> **STATED GOAL**: Check every line for the word "this" and state how many lines have it. Reply with the number alone.

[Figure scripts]
## begin

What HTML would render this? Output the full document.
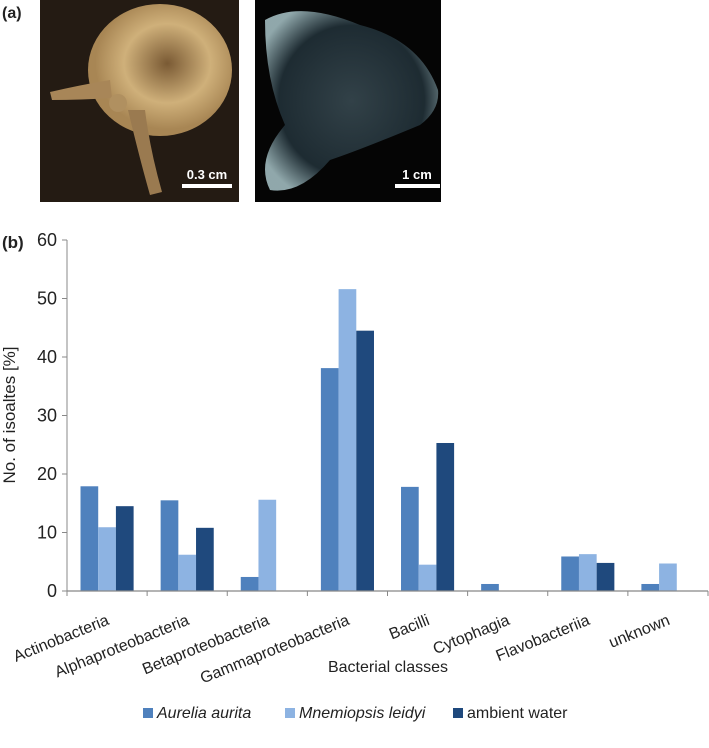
<!DOCTYPE html>
<html><head><meta charset="utf-8"><style>
body{margin:0;background:#fff;width:709px;height:743px;overflow:hidden;font-family:"Liberation Sans",sans-serif}
</style></head><body>
<svg width="709" height="743" xmlns="http://www.w3.org/2000/svg">
<defs>
<radialGradient id="jg" cx="0.55" cy="0.45" r="0.5"><stop offset="0" stop-color="#7a5a34"/><stop offset="0.6" stop-color="#cfb07a"/><stop offset="1" stop-color="#a88654"/></radialGradient>
<radialGradient id="cg" cx="0.5" cy="0.5" r="0.6"><stop offset="0" stop-color="#3a4c54"/><stop offset="0.7" stop-color="#22323a"/><stop offset="1" stop-color="#a8c4c8"/></radialGradient>
</defs>
<text x="2" y="18" font-size="16" font-weight="bold" fill="#222">(a)</text>
<g>
<rect x="40" y="0" width="199" height="202" fill="#241b13"/>
<ellipse cx="160" cy="70" rx="72" ry="66" fill="url(#jg)"/>
<path d="M50 92 Q80 85 110 80 L112 98 Q80 100 52 100 Z" fill="#a88658"/>
<path d="M128 110 Q140 160 150 195 L162 192 Q150 150 145 110 Z" fill="#9a7a50"/>
<circle cx="118" cy="103" r="9" fill="#b09060"/>
<rect x="182" y="184" width="50" height="4" fill="#fff"/>
<text x="207" y="179" font-size="13" font-weight="bold" fill="#fff" text-anchor="middle">0.3 cm</text>
</g>
<g>
<rect x="255" y="0" width="186" height="202" fill="#050505"/>
<path d="M265 20 Q300 0 360 25 Q420 40 438 90 Q440 110 420 125 Q360 150 330 160 Q300 195 270 190 Q255 160 285 125 Q265 80 265 20 Z" fill="url(#cg)" opacity="0.85"/>
<rect x="395" y="184" width="45" height="4" fill="#fff"/>
<text x="417" y="179" font-size="13" font-weight="bold" fill="#fff" text-anchor="middle">1 cm</text>
</g>
<text x="2" y="248" font-size="17" font-weight="bold" fill="#222">(b)</text>
<g id="chart"></g>
<text x="388" y="672" font-size="16" fill="#222" text-anchor="middle">Bacterial classes</text>
<text transform="translate(15,415) rotate(-90)" font-size="17" fill="#222" text-anchor="middle">No. of isoaltes [%]</text>
<g font-size="16" fill="#222">
<g><rect x="143" y="708" width="10" height="10" fill="#4f81bd"/><text x="157" y="718" font-style="italic">Aurelia aurita</text></g>
<g><rect x="285" y="708" width="10" height="10" fill="#8db3e2"/><text x="299" y="718" font-style="italic">Mnemiopsis leidyi</text></g>
<g><rect x="453" y="708" width="10" height="10" fill="#1f497d"/><text x="467" y="718">ambient water</text></g>
</g>
</svg>
<script>
const categories=["Actinobacteria","Alphaproteobacteria","Betaproteobacteria","Gammaproteobacteria","Bacilli","Cytophagia","Flavobacteriia","unknown"];
const aurelia=[17.9,15.5,2.4,38.1,17.8,1.2,5.9,1.2];
const mnemiopsis=[10.9,6.2,15.6,51.6,4.5,0,6.3,4.7];
const ambient=[14.5,10.8,0,44.5,25.3,0,4.8,0];
const yTicks=[0,10,20,30,40,50,60];
const NS="http://www.w3.org/2000/svg";
const g=document.getElementById("chart");
const x0=67,x1=708,y0=591,yTop=240,ymax=60;
const cw=(x1-x0)/categories.length,bw=17.7;
const y=v=>y0-(v/ymax)*(y0-yTop);
const xc=i=>x0+cw*(i+0.5);
function mk(t,a){const e=document.createElementNS(NS,t);for(const k in a)e.setAttribute(k,a[k]);g.appendChild(e);return e;}
const series=[[aurelia,"#4f81bd","aurelia"],[mnemiopsis,"#8db3e2","mnemiopsis"],[ambient,"#1f497d","ambient"]];
series.forEach((s,si)=>{s[0].forEach((v,i)=>{
 const r=mk("rect",{x:xc(i)+(si-1.5)*bw,y:y(v),width:bw,height:y0-y(v),fill:s[1]});
 
 
});});
const ya=mk("line",{x1:x0,y1:yTop,x2:x0,y2:y0,stroke:"#888","stroke-width":1});


const xa=mk("line",{x1:x0,y1:y0,x2:x1,y2:y0,stroke:"#888","stroke-width":1.3});


yTicks.forEach(t=>{
 mk("line",{x1:x0-5,y1:y(t),x2:x0,y2:y(t),stroke:"#888"});
 const tx=mk("text",{x:x0-10,y:y(t)+6,"font-size":18,fill:"#222","text-anchor":"end"});
 tx.textContent=t;
 
 
});
for(let i=0;i<=categories.length;i++)mk("line",{x1:x0+cw*i,y1:y0,x2:x0+cw*i,y2:y0+5,stroke:"#888"});
categories.forEach((c,i)=>{
 const tx=mk("text",{transform:`translate(${xc(i)+3},${y0+33}) rotate(-22)`,"font-size":16,fill:"#222","text-anchor":"end"});
 tx.textContent=c;
 
 
});
</script>
</body></html>
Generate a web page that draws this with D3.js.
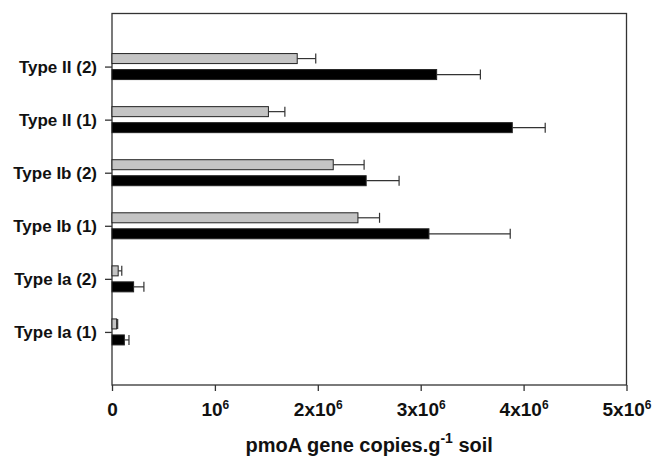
<!DOCTYPE html>
<html>
<head>
<meta charset="utf-8">
<script src="https://cdn.jsdelivr.net/npm/d3@7"></script>
<style>
  body { margin: 0; background: #fff; }
  text { font-family: "Liberation Sans", Arial, sans-serif; font-weight: bold; fill: #111; }
</style>
</head>
<body>
<div id="chart"></div>
<script>
// Data
const categories = ["Type Ia (1)", "Type Ia (2)", "Type Ib (1)", "Type Ib (2)", "Type II (1)", "Type II (2)"];
const grayValues = [0.045e6, 0.06e6, 2.39e6, 2.15e6, 1.52e6, 1.80e6];
const grayErrors = [0.01e6, 0.035e6, 0.21e6, 0.30e6, 0.16e6, 0.18e6];
const blackValues = [0.12e6, 0.21e6, 3.08e6, 2.47e6, 3.89e6, 3.155e6];
const blackErrors = [0.045e6, 0.10e6, 0.79e6, 0.32e6, 0.32e6, 0.425e6];
const xTicks = [0, 1e6, 2e6, 3e6, 4e6, 5e6];

const margin = { top: 13.5, right: 28.5, bottom: 73, left: 112 };
const W = 655, H = 458;
const width = W - margin.left - margin.right;
const height = H - margin.top - margin.bottom;

const svg = d3.select("#chart")
    .append("svg")
    .attr("width", W)
    .attr("height", H)
    .append("g")
    .attr("transform", `translate(${margin.left},${margin.top})`);

const x = d3.scaleLinear().domain([0, 5e6]).range([0, width]);
// categories sit at positions 1..6 of a 0..7 scale (empty slot top and bottom)
const y = d3.scaleLinear().domain([0, 7]).range([height, 0]);

const barH = 10, gap = 3;

// Frame
svg.append("rect")
    .attr("width", width)
    .attr("height", height)
    .attr("fill", "none")
    .attr("stroke", "#333")
    .attr("stroke-width", 1.3);

// X axis
const fmt = d => {
    if (d === 0) return [["0", false]];
    const m = d / 1e6;
    return m === 1 ? [["10", false], ["6", true]] : [[m + "x10", false], ["6", true]];
};

const xAxis = svg.append("g")
    .attr("transform", `translate(0,${height})`)
    .call(d3.axisBottom(x).tickValues(xTicks).tickSize(6).tickFormat(""));
xAxis.select(".domain").remove();
xAxis.selectAll("line").attr("stroke", "#333").attr("stroke-width", 1.3);
xAxis.selectAll(".tick").each(function(d) {
    const t = d3.select(this).append("text")
        .attr("y", 31)
        .attr("text-anchor", "middle")
        .style("font-size", "19px");
    fmt(d).forEach(([s, sup]) => {
        const ts = t.append("tspan").text(s);
        if (sup) ts.attr("dy", -7).style("font-size", "12px");
    });
});

// Y axis
const yAxis = svg.append("g")
    .call(d3.axisLeft(y).tickValues(d3.range(1, 7)).tickSize(7)
        .tickFormat(d => categories[d - 1]));
yAxis.select(".domain").remove();
yAxis.selectAll("line").attr("stroke", "#333").attr("stroke-width", 1.3);
yAxis.selectAll("text")
    .attr("x", -15)
    .attr("dy", "0.35em")
    .style("font-size", "17px")
    .style("fill", "#111");

// Bars
const rows = categories.map((c, i) => ({
    pos: i + 1,
    g: grayValues[i], ge: grayErrors[i],
    b: blackValues[i], be: blackErrors[i]
}));

function drawSeries(key, errKey, offset, fill) {
    const grp = svg.append("g");
    grp.selectAll("rect")
        .data(rows)
        .enter()
        .append("rect")
        .attr("x", 0)
        .attr("y", d => y(d.pos) + offset)
        .attr("width", d => x(d[key]))
        .attr("height", barH)
        .attr("fill", fill)
        .attr("stroke", "#222")
        .attr("stroke-width", 1);

    // error bars (one-sided)
    grp.selectAll("line.err")
        .data(rows)
        .enter()
        .append("line")
        .attr("x1", d => x(d[key]))
        .attr("x2", d => x(d[key] + d[errKey]))
        .attr("y1", d => y(d.pos) + offset + barH / 2)
        .attr("y2", d => y(d.pos) + offset + barH / 2)
        .attr("stroke", "#333")
        .attr("stroke-width", 1.2);
    grp.selectAll("line.cap")
        .data(rows)
        .enter()
        .append("line")
        .attr("x1", d => x(d[key] + d[errKey]))
        .attr("x2", d => x(d[key] + d[errKey]))
        .attr("y1", d => y(d.pos) + offset)
        .attr("y2", d => y(d.pos) + offset + barH)
        .attr("stroke", "#333")
        .attr("stroke-width", 1.2);
}

drawSeries("g", "ge", -gap - barH, "#c4c4c4");
drawSeries("b", "be", gap, "#000");

// Axis title
const title = svg.append("text")
    .attr("x", width / 2)
    .attr("y", height + 67)
    .attr("text-anchor", "middle")
    .style("font-size", "20px");
title.append("tspan").text("pmoA gene copies.g");
title.append("tspan").text("-1").attr("dy", -9).style("font-size", "14px");
title.append("tspan").text(" soil").attr("dy", 9);
</script>
</body>
</html>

## end

> **WRITTEN SOLUTION**: 3